Matt Desmond reviews new ideas about the aid architecture in Myanmar and the danger of it becoming a ‘roof without walls’.

A famous architect was overheard in a Lagos tea-shop saying “this is not a house – it is a roof without walls”.

Towards the end of last year the government (FERD) and donors (development partners) commissioned a study on the aid architecture - the way aid is done - in Myanmar.

Is the current system good enough to take future opportunities and meet future challenges?

A draft discussion paper is available and final consultations are starting. From my reading the draft makes four main points:

1. Donor collaboration and donor perspectives are insufficient for the future application of development assistance.

2. Participation of grass-roots civil organisations will be essential – and is often over-looked or absent.

3. There needs to be a larger role for SMEs and more local firms to ensure that policies are more rooted in local realities.

4. Uninformed development assistance is a real and predictable risk to an effective decentralization (federalizing) process.

Remarkably, civil society’s role, concerns and challenges are not a footnote. The draft paper begins with these.

CIVIL SOCIETY ROLE. The paper highlights the importance of civil society in language that will be very familiar to Forum readers: a very active citizenry; considerable social capital; delivering literally thousands of projects etc.

CIVIL SOCIETY CONCERNS. These are highlighted in equally familiar language: a general discontent about the structure of development co-operation; being marginalized by donors; being used as cheap delivery agents rather than as partners; pseudo-consultation with a few, hand-picked local agencies.

The paper goes on to suggest that INGOs and other expensive intermediaries may be crowding out local voices and it would be timely for INGOs to redefine their role in Myanmar.

THE CHALLENGES

The paper notes that civil society spans programme delivery, policy advocacy and direct activism, and there is no agreement on key concerns (apart from those above?) and messages to government and donors.

An organic and locally-led process is suggested to build a shared agenda. This would be based on a more informed understanding of civil society’s key roles.

The challenges of civil society access are highlighted: access to the national development discussion and access to funding and capacity support. It recommends that donors focus on removing barriers to engagement and simplifying conditions for support.

Finally the draft paper proposes a Myanmar civil society forum that could agree messages for the annual Development Forum of government and donors. And this is where the architecture risks becoming a roof without walls.
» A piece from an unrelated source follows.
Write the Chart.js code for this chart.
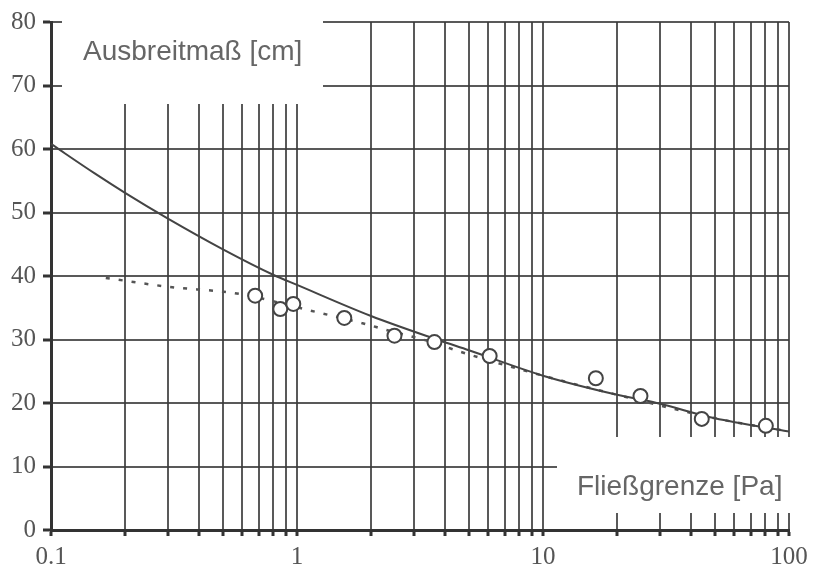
<!DOCTYPE html>
<html>
<head>
<meta charset="utf-8">
<script src="https://cdn.jsdelivr.net/npm/chart.js@4.4.1/dist/chart.umd.min.js"></script>
<style>
  html, body { margin: 0; padding: 0; background: #fff; }
  #wrap { position: relative; width: 814px; height: 568px; }
</style>
</head>
<body>
<div id="wrap"><canvas id="c" width="814" height="568"></canvas></div>
<script>
// ---- data ----
const xTickValues = [0.1,0.2,0.3,0.4,0.5,0.6,0.7,0.8,0.9,1,2,3,4,5,6,7,8,9,10,20,30,40,50,60,70,80,90,100];
const xTickLabels = {0.1: '0.1', 1: '1', 10: '10', 100: '100'};
const yTickValues = [0,10,20,30,40,50,60,70,80];

const measuredX = [0.676, 0.855, 0.966, 1.557, 2.49, 3.62, 6.07, 16.4, 24.9, 44.2, 80.5];
const measuredY = [36.9, 34.8, 35.6, 33.4, 30.6, 29.6, 27.4, 23.9, 21.1, 17.5, 16.4];

const solidX = [0.1, 0.15, 0.2, 0.3, 0.5, 0.8, 1, 2, 3.7, 5, 10, 20, 29, 50, 100, 110];
const solidY = [60.8, 56.2, 53.1, 49.0, 44.2, 40.2, 38.6, 33.7, 30.0, 28.3, 24.3, 21.3, 20.0, 17.6, 15.5, 15.2];

const dottedX = [0.167, 0.3, 0.58, 1.12, 1.83, 2.31, 3.6, 4.5, 10, 20, 50, 100, 110];
const dottedY = [39.7, 38.3, 37.2, 34.6, 32.6, 31.5, 29.5, 28.2, 24.3, 21.3, 17.6, 15.5, 15.2];

const yAxisTitle = 'Ausbreitmaß [cm]';
const xAxisTitle = 'Fließgrenze [Pa]';

const toPts = (xs, ys) => xs.map((x, i) => ({x: x, y: ys[i]}));

const GRID = 'rgba(60,60,60,0.85)';
const AXIS = '#333';

const labelBoxes = {
  id: 'labelBoxes',
  beforeDatasetsDraw(chart) {
    const ctx = chart.ctx;
    ctx.save();
    ctx.fillStyle = '#fff';
    ctx.fillRect(62, 0, 261, 104);
    ctx.fillRect(557, 437, 257, 76);
    ctx.fillStyle = '#666';
    ctx.font = '28px "Liberation Sans", Arial, sans-serif';
    ctx.textBaseline = 'alphabetic';
    ctx.textAlign = 'left';
    ctx.fillText(yAxisTitle, 83, 60);
    ctx.fillText(xAxisTitle, 577, 495);
    ctx.restore();
  }
};

new Chart(document.getElementById('c'), {
  type: 'scatter',
  data: {
    datasets: [
      {
        data: toPts(measuredX, measuredY),
        showLine: false,
        pointRadius: 7,
        pointBorderWidth: 2,
        pointBorderColor: '#444',
        pointBackgroundColor: '#fff'
      },
      {
        data: toPts(solidX, solidY),
        showLine: true,
        borderColor: '#444',
        borderWidth: 2,
        pointRadius: 0,
        cubicInterpolationMode: 'monotone',
        clip: false
      },
      {
        data: toPts(dottedX, dottedY),
        showLine: true,
        borderColor: '#555',
        borderWidth: 2.5,
        borderDash: [4, 9],
        pointRadius: 0,
        cubicInterpolationMode: 'monotone',
        clip: false
      }
    ]
  },
  options: {
    responsive: false,
    animation: false,
    layout: { padding: { top: 20, right: 25, left: 0, bottom: 0 } },
    plugins: { legend: { display: false }, tooltip: { enabled: false } },
    scales: {
      x: {
        type: 'logarithmic',
        min: 0.1,
        max: 100,
        afterBuildTicks(scale) { scale.ticks = xTickValues.map(v => ({value: v})); },
        afterFit(scale) { scale.height = 38; },
        ticks: {
          autoSkip: false,
          maxRotation: 0,
          padding: 6,
          color: '#555',
          font: { family: '"Liberation Serif", "Times New Roman", serif', size: 25 },
          callback: (v) => xTickLabels[v] !== undefined ? xTickLabels[v] : ''
        },
        grid: {
          color: (c) => (c.tick && c.tick.value === 0.1) ? 'rgba(0,0,0,0)' : GRID,
          lineWidth: 2,
          drawTicks: true,
          tickLength: 6,
          tickColor: AXIS,
          tickWidth: 3
        },
        border: { color: AXIS, width: 3 }
      },
      y: {
        type: 'linear',
        min: 0,
        max: 80,
        afterBuildTicks(scale) { scale.ticks = yTickValues.map(v => ({value: v})); },
        afterFit(scale) { scale.width = 51; },
        ticks: {
          padding: 7,
          color: '#555',
          font: { family: '"Liberation Serif", "Times New Roman", serif', size: 25 },
          callback: (v) => String(v)
        },
        grid: {
          color: (c) => (c.tick && c.tick.value === 0) ? 'rgba(0,0,0,0)' : GRID,
          lineWidth: 2,
          drawTicks: true,
          tickLength: 8,
          tickColor: AXIS,
          tickWidth: 3
        },
        border: { color: AXIS, width: 3 }
      }
    }
  },
  plugins: [labelBoxes]
});
</script>
</body>
</html>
What civil society has been asking from donors at consultation after consultation - for as long as I recall - is that donors promote civil society to shape a formal, direct dialogue with government at the national level. More than just having some agreed messages that can go to the Development Forum.

The paper is still in draft and has many useful observations and recommendations. One of the latter is for a funded secretariat to organize national and region/state forums of civil society.

This is not a hundred miles from the emerging civil society position of “no more donor consultations without a funded donor-advocacy body”. Civil society groups want to be able to advocate to donors more effectively about their concerns.

In the coming weeks we will be talking more about this proposed new Aid Architecture, and whether it is a ‘house’, or a ‘roof without walls’.